Task directions: Extract word for word the lines of the listing from its start to the line holding "import plotly.graph_objects as go", both ends kept; pictures are not part of the copy.
☆ ☆ ☆
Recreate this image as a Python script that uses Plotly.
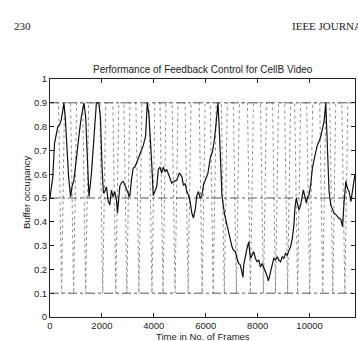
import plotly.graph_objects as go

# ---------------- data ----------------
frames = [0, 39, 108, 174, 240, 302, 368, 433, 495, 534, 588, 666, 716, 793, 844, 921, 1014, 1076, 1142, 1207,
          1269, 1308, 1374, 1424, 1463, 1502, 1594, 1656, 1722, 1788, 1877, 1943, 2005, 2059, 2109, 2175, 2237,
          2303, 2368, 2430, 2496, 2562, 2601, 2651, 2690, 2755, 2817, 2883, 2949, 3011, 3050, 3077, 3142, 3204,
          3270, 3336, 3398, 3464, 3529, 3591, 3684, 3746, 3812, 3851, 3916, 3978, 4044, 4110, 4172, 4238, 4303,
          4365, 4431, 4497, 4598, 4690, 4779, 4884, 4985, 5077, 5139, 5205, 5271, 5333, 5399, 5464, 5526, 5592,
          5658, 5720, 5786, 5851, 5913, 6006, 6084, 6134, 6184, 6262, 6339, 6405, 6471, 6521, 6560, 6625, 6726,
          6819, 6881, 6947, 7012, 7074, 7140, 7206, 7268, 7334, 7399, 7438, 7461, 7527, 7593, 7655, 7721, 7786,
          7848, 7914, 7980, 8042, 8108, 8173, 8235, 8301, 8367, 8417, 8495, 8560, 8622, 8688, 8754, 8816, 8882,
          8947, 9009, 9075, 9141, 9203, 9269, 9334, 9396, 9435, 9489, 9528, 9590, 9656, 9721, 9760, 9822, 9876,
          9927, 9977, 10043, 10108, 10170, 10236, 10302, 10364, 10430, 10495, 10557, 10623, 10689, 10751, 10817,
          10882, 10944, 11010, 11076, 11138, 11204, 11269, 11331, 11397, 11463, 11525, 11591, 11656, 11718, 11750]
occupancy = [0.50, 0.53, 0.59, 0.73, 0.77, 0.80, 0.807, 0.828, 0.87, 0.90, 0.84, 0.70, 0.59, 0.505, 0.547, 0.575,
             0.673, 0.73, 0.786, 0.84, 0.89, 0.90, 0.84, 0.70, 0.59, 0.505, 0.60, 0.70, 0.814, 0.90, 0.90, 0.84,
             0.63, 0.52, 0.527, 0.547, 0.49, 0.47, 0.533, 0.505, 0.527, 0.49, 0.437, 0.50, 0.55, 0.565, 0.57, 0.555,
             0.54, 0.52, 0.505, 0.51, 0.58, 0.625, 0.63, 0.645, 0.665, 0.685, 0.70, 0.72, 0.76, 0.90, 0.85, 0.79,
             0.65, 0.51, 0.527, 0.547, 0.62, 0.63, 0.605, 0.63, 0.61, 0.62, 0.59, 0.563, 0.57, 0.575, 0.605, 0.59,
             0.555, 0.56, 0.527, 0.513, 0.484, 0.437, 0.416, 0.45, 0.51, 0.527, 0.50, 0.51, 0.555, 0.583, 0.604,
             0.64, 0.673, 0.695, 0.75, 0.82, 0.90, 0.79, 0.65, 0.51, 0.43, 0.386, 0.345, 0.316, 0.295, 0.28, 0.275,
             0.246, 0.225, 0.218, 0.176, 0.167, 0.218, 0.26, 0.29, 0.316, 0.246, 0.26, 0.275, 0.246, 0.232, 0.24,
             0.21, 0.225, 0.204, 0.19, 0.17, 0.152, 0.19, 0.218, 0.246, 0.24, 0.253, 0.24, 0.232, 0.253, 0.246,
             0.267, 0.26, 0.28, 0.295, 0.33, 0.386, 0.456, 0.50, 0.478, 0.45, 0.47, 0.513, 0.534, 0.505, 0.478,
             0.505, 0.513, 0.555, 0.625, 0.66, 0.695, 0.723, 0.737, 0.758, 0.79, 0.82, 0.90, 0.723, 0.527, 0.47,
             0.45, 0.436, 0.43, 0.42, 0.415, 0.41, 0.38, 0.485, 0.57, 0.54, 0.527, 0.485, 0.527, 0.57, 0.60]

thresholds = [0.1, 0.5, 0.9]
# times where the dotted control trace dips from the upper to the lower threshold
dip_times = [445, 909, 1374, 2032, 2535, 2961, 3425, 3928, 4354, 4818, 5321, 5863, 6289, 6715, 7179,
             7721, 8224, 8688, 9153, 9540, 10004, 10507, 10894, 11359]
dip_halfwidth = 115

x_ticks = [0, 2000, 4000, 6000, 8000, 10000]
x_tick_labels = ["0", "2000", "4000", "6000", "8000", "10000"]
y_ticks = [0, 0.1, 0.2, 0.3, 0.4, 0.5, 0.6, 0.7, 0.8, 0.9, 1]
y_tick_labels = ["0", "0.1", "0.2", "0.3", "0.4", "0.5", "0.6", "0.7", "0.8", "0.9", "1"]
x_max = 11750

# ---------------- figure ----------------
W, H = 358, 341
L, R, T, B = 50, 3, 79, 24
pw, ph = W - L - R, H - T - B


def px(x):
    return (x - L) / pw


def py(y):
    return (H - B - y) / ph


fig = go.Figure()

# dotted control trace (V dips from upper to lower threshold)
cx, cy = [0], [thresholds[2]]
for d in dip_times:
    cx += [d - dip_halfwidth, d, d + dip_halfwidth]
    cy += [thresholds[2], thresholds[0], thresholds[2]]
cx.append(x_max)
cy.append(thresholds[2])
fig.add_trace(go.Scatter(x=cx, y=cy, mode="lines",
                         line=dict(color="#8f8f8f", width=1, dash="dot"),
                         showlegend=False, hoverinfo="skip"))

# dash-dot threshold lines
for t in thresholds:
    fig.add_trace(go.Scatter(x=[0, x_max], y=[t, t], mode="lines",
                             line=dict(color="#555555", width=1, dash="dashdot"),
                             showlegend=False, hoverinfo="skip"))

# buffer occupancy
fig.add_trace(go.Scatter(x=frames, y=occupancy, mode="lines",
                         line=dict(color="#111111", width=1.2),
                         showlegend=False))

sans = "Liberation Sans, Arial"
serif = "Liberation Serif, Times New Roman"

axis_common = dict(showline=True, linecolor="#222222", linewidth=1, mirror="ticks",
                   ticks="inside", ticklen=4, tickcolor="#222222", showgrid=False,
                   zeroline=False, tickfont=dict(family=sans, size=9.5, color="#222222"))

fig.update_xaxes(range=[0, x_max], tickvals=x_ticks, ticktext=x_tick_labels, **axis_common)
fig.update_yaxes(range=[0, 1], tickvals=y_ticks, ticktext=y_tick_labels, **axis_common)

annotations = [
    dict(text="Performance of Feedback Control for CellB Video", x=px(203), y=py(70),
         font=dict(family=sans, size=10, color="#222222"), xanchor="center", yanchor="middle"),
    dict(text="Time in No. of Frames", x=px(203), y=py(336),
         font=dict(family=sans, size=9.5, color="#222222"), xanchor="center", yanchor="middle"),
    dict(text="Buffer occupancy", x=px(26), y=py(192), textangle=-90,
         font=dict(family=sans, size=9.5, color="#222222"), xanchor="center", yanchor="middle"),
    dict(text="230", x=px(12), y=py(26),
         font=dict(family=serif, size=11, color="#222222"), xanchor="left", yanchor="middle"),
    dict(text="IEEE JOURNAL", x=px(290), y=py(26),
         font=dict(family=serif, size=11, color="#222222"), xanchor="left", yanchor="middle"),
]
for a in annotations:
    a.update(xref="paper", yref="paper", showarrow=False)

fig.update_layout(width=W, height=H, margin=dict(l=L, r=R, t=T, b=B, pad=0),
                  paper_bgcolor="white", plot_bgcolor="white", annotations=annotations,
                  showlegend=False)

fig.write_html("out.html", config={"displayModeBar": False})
☆ ☆ ☆
Solution for this problem:
Recreate this image as a Python script that uses Plotly.
import plotly.graph_objects as go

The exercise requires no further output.